[INFORMATION PROVIDED]:
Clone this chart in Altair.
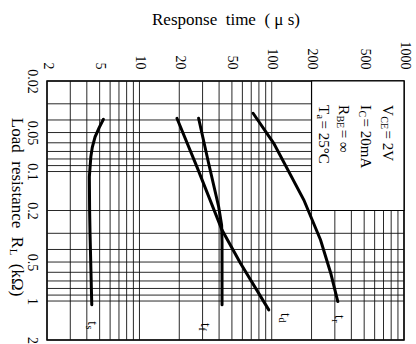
import altair as alt
import pandas as pd

# ---------------- values ----------------
x_grid = [2, 3, 4, 5, 6, 7, 8, 9, 10, 20, 30, 40, 50, 60, 70, 80, 90,
          100, 200, 300, 400, 500, 600, 700, 800, 900, 1000]
y_grid = [0.02, 0.03, 0.04, 0.05, 0.06, 0.07, 0.08, 0.09, 0.1,
          0.2, 0.3, 0.4, 0.5, 0.6, 0.7, 0.8, 0.9, 1, 2]
x_labels = [2, 5, 10, 20, 50, 100, 200, 500, 1000]
y_labels = [0.02, 0.05, 0.1, 0.2, 0.5, 1, 2]

ts_time = [5.34, 4.95, 4.62, 4.40, 4.29, 4.18, 4.20, 4.23, 4.30, 4.36]
ts_rl = [0.0395, 0.046, 0.054, 0.065, 0.077, 0.11, 0.2, 0.3, 0.6, 1.07]
td_time = [19.2, 27.2, 42.1, 57.9, 95]
td_rl = [0.0388, 0.092, 0.283, 0.509, 1.17]
tf_time = [28.0, 33.3, 39.7, 41.8, 42.1, 42.1]
tf_rl = [0.0388, 0.086, 0.187, 0.26, 0.35, 1.07]
tr_time = [72.3, 103.6, 175, 234, 279, 316]
tr_rl = [0.0355, 0.0606, 0.166, 0.338, 0.607, 1.01]

curve_subs = ["s", "d", "f", "r"]
label_time = [4.38, 127, 31.5, 320]
label_rl = [1.43, 1.24, 1.48, 1.28]

box_time = [200, 1000]
box_rl = [0.02, 0.2]

cond_main = ["V", "I", "R", "T"]
cond_sub = ["CE", "C", "BE", "a"]
cond_rest = ["= 2V", "= 20mA", "= ∞", "= 25°C"]
cond_time = [753, 513, 349, 247]
cond_rl = 0.0306

ytitle_parts = ["Load\u2002resistance\u2002R", "L", "(kΩ)"]
ytitle_time = 1.185
ytitle_rl = 0.0385

x_title = "Response\u2002time\u2002( μ s)"

# ---------------- styling ----------------
SERIF = "Liberation Serif"
W = {"V": 722, "I": 333, "R": 667, "T": 611, "C": 667, "E": 611, "B": 667,
     "a": 444, "=": 564, " ": 250, "\u2002": 500, "t": 278, "L": 611,
     "o": 500, "d": 500, "r": 333, "e": 444, "s": 389, "i": 278, "n": 500,
     "c": 444}


def tw(s, size):
    return sum(W.get(ch, 500) for ch in s) * size / 1000.0


XS = alt.Scale(type="log", domain=[2, 1000])
YS = alt.Scale(type="log", domain=[0.02, 2], reverse=True)

X = alt.X("t:Q", scale=XS, axis=alt.Axis(
    orient="top", values=x_labels, format="~g", labelAngle=90,
    labelAlign="right", labelBaseline="middle", ticks=False, tickSize=0,
    domain=False, grid=False, labelFont=SERIF, labelFontSize=14,
    labelColor="black", labelPadding=12, labelOverlap=False,
    labelFlush=False, title=x_title, titleFont=SERIF, titleFontSize=17,
    titleFontWeight="normal", titleColor="black", titlePadding=13))
Y = alt.Y("R:Q", scale=YS, axis=alt.Axis(
    orient="left", values=y_labels, format="~g", labelAngle=90,
    labelAlign="center", labelBaseline="top", ticks=False, tickSize=0,
    domain=False, grid=False, labelFont=SERIF, labelFontSize=14,
    labelColor="black", labelPadding=9, labelOverlap=False,
    labelFlush=False, title=None))

# ---------------- layers ----------------
vgrid = alt.Chart(pd.DataFrame({"t": x_grid})).mark_rule(
    color="#111", strokeWidth=0.9).encode(x=X)
hgrid = alt.Chart(pd.DataFrame({"R": y_grid})).mark_rule(
    color="#111", strokeWidth=0.9).encode(y=Y)

box = alt.Chart(pd.DataFrame({"t": [box_time[0]], "t2": [box_time[1]],
                              "R": [box_rl[0]], "R2": [box_rl[1]]})).mark_rect(
    fill="white", stroke="black", strokeWidth=1.2).encode(
    x=X, x2="t2:Q", y=Y, y2="R2:Q")

rows = []
for name, tt, rr in [("s", ts_time, ts_rl), ("d", td_time, td_rl),
                     ("f", tf_time, tf_rl), ("r", tr_time, tr_rl)]:
    for i, (a, b) in enumerate(zip(tt, rr)):
        rows.append({"curve": name, "i": i, "t": a, "R": b})
curves = alt.Chart(pd.DataFrame(rows)).mark_line(
    color="black", strokeWidth=3, strokeCap="round").encode(
    x=X, y=Y, detail="curve:N", order="i:Q")


def rtext(df, size, dx=0.0, dy=0.0):
    return alt.Chart(df).mark_text(
        angle=90, align="left", baseline="middle", font=SERIF,
        fontSize=size, color="black", dx=dx, dy=dy).encode(
        x=X, y=Y, text="label:N")


layers = [vgrid, hgrid, box, curves]

# curve labels t_s, t_d, t_f, t_r
lab_df = pd.DataFrame({"t": label_time, "R": label_rl, "label": ["t"] * 4})
sub_df = pd.DataFrame({"t": label_time, "R": label_rl, "label": curve_subs})
layers.append(rtext(lab_df, 14))
layers.append(rtext(sub_df, 10, dx=tw("t", 14) + 0.5, dy=3.5))

# condition block
main_df = pd.DataFrame({"t": cond_time, "R": [cond_rl] * 4, "label": cond_main})
layers.append(rtext(main_df, 15))
for k in range(4):
    one = pd.DataFrame({"t": [cond_time[k]], "R": [cond_rl], "label": [cond_sub[k]]})
    layers.append(rtext(one, 10, dx=tw(cond_main[k], 15) + 0.5, dy=4))
    rest = pd.DataFrame({"t": [cond_time[k]], "R": [cond_rl], "label": [cond_rest[k]]})
    layers.append(rtext(rest, 15, dx=tw(cond_main[k], 15) + tw(cond_sub[k], 10) + 2))

# left (rotated) axis title with subscript
p0 = pd.DataFrame({"t": [ytitle_time], "R": [ytitle_rl], "label": [ytitle_parts[0]]})
p1 = pd.DataFrame({"t": [ytitle_time], "R": [ytitle_rl], "label": [ytitle_parts[1]]})
p2 = pd.DataFrame({"t": [ytitle_time], "R": [ytitle_rl], "label": [ytitle_parts[2]]})
w0 = tw(ytitle_parts[0], 17)
layers.append(rtext(p0, 17))
layers.append(rtext(p1, 11, dx=w0 + 0.5, dy=4))
layers.append(rtext(p2, 17, dx=w0 + tw("L", 11) + 9))

chart = alt.layer(*layers).properties(
    width=357, height=259,
    padding={"left": 47, "top": 81, "right": 12, "bottom": 4},
    autosize=alt.AutoSizeParams(type="none"),
    background="white",
).configure_view(stroke="black", strokeWidth=1.5)

chart.save("out.html", embed_options={"renderer": "svg", "actions": False})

[JOB]: Are you able to set down all the lines above exactly, without any pictures?

[COMPLETE RESPONSE]:
Clone this chart in Altair.
import altair as alt
import pandas as pd

# ---------------- values ----------------
x_grid = [2, 3, 4, 5, 6, 7, 8, 9, 10, 20, 30, 40, 50, 60, 70, 80, 90,
          100, 200, 300, 400, 500, 600, 700, 800, 900, 1000]
y_grid = [0.02, 0.03, 0.04, 0.05, 0.06, 0.07, 0.08, 0.09, 0.1,
          0.2, 0.3, 0.4, 0.5, 0.6, 0.7, 0.8, 0.9, 1, 2]
x_labels = [2, 5, 10, 20, 50, 100, 200, 500, 1000]
y_labels = [0.02, 0.05, 0.1, 0.2, 0.5, 1, 2]

ts_time = [5.34, 4.95, 4.62, 4.40, 4.29, 4.18, 4.20, 4.23, 4.30, 4.36]
ts_rl = [0.0395, 0.046, 0.054, 0.065, 0.077, 0.11, 0.2, 0.3, 0.6, 1.07]
td_time = [19.2, 27.2, 42.1, 57.9, 95]
td_rl = [0.0388, 0.092, 0.283, 0.509, 1.17]
tf_time = [28.0, 33.3, 39.7, 41.8, 42.1, 42.1]
tf_rl = [0.0388, 0.086, 0.187, 0.26, 0.35, 1.07]
tr_time = [72.3, 103.6, 175, 234, 279, 316]
tr_rl = [0.0355, 0.0606, 0.166, 0.338, 0.607, 1.01]

curve_subs = ["s", "d", "f", "r"]
label_time = [4.38, 127, 31.5, 320]
label_rl = [1.43, 1.24, 1.48, 1.28]

box_time = [200, 1000]
box_rl = [0.02, 0.2]

cond_main = ["V", "I", "R", "T"]
cond_sub = ["CE", "C", "BE", "a"]
cond_rest = ["= 2V", "= 20mA", "= ∞", "= 25°C"]
cond_time = [753, 513, 349, 247]
cond_rl = 0.0306

ytitle_parts = ["Load\u2002resistance\u2002R", "L", "(kΩ)"]
ytitle_time = 1.185
ytitle_rl = 0.0385

x_title = "Response\u2002time\u2002( μ s)"

# ---------------- styling ----------------
SERIF = "Liberation Serif"
W = {"V": 722, "I": 333, "R": 667, "T": 611, "C": 667, "E": 611, "B": 667,
     "a": 444, "=": 564, " ": 250, "\u2002": 500, "t": 278, "L": 611,
     "o": 500, "d": 500, "r": 333, "e": 444, "s": 389, "i": 278, "n": 500,
     "c": 444}


def tw(s, size):
    return sum(W.get(ch, 500) for ch in s) * size / 1000.0


XS = alt.Scale(type="log", domain=[2, 1000])
YS = alt.Scale(type="log", domain=[0.02, 2], reverse=True)

X = alt.X("t:Q", scale=XS, axis=alt.Axis(
    orient="top", values=x_labels, format="~g", labelAngle=90,
    labelAlign="right", labelBaseline="middle", ticks=False, tickSize=0,
    domain=False, grid=False, labelFont=SERIF, labelFontSize=14,
    labelColor="black", labelPadding=12, labelOverlap=False,
    labelFlush=False, title=x_title, titleFont=SERIF, titleFontSize=17,
    titleFontWeight="normal", titleColor="black", titlePadding=13))
Y = alt.Y("R:Q", scale=YS, axis=alt.Axis(
    orient="left", values=y_labels, format="~g", labelAngle=90,
    labelAlign="center", labelBaseline="top", ticks=False, tickSize=0,
    domain=False, grid=False, labelFont=SERIF, labelFontSize=14,
    labelColor="black", labelPadding=9, labelOverlap=False,
    labelFlush=False, title=None))

# ---------------- layers ----------------
vgrid = alt.Chart(pd.DataFrame({"t": x_grid})).mark_rule(
    color="#111", strokeWidth=0.9).encode(x=X)
hgrid = alt.Chart(pd.DataFrame({"R": y_grid})).mark_rule(
    color="#111", strokeWidth=0.9).encode(y=Y)

box = alt.Chart(pd.DataFrame({"t": [box_time[0]], "t2": [box_time[1]],
                              "R": [box_rl[0]], "R2": [box_rl[1]]})).mark_rect(
    fill="white", stroke="black", strokeWidth=1.2).encode(
    x=X, x2="t2:Q", y=Y, y2="R2:Q")

rows = []
for name, tt, rr in [("s", ts_time, ts_rl), ("d", td_time, td_rl),
                     ("f", tf_time, tf_rl), ("r", tr_time, tr_rl)]:
    for i, (a, b) in enumerate(zip(tt, rr)):
        rows.append({"curve": name, "i": i, "t": a, "R": b})
curves = alt.Chart(pd.DataFrame(rows)).mark_line(
    color="black", strokeWidth=3, strokeCap="round").encode(
    x=X, y=Y, detail="curve:N", order="i:Q")


def rtext(df, size, dx=0.0, dy=0.0):
    return alt.Chart(df).mark_text(
        angle=90, align="left", baseline="middle", font=SERIF,
        fontSize=size, color="black", dx=dx, dy=dy).encode(
        x=X, y=Y, text="label:N")


layers = [vgrid, hgrid, box, curves]

# curve labels t_s, t_d, t_f, t_r
lab_df = pd.DataFrame({"t": label_time, "R": label_rl, "label": ["t"] * 4})
sub_df = pd.DataFrame({"t": label_time, "R": label_rl, "label": curve_subs})
layers.append(rtext(lab_df, 14))
layers.append(rtext(sub_df, 10, dx=tw("t", 14) + 0.5, dy=3.5))

# condition block
main_df = pd.DataFrame({"t": cond_time, "R": [cond_rl] * 4, "label": cond_main})
layers.append(rtext(main_df, 15))
for k in range(4):
    one = pd.DataFrame({"t": [cond_time[k]], "R": [cond_rl], "label": [cond_sub[k]]})
    layers.append(rtext(one, 10, dx=tw(cond_main[k], 15) + 0.5, dy=4))
    rest = pd.DataFrame({"t": [cond_time[k]], "R": [cond_rl], "label": [cond_rest[k]]})
    layers.append(rtext(rest, 15, dx=tw(cond_main[k], 15) + tw(cond_sub[k], 10) + 2))

# left (rotated) axis title with subscript
p0 = pd.DataFrame({"t": [ytitle_time], "R": [ytitle_rl], "label": [ytitle_parts[0]]})
p1 = pd.DataFrame({"t": [ytitle_time], "R": [ytitle_rl], "label": [ytitle_parts[1]]})
p2 = pd.DataFrame({"t": [ytitle_time], "R": [ytitle_rl], "label": [ytitle_parts[2]]})
w0 = tw(ytitle_parts[0], 17)
layers.append(rtext(p0, 17))
layers.append(rtext(p1, 11, dx=w0 + 0.5, dy=4))
layers.append(rtext(p2, 17, dx=w0 + tw("L", 11) + 9))

chart = alt.layer(*layers).properties(
    width=357, height=259,
    padding={"left": 47, "top": 81, "right": 12, "bottom": 4},
    autosize=alt.AutoSizeParams(type="none"),
    background="white",
).configure_view(stroke="black", strokeWidth=1.5)

chart.save("out.html", embed_options={"renderer": "svg", "actions": False})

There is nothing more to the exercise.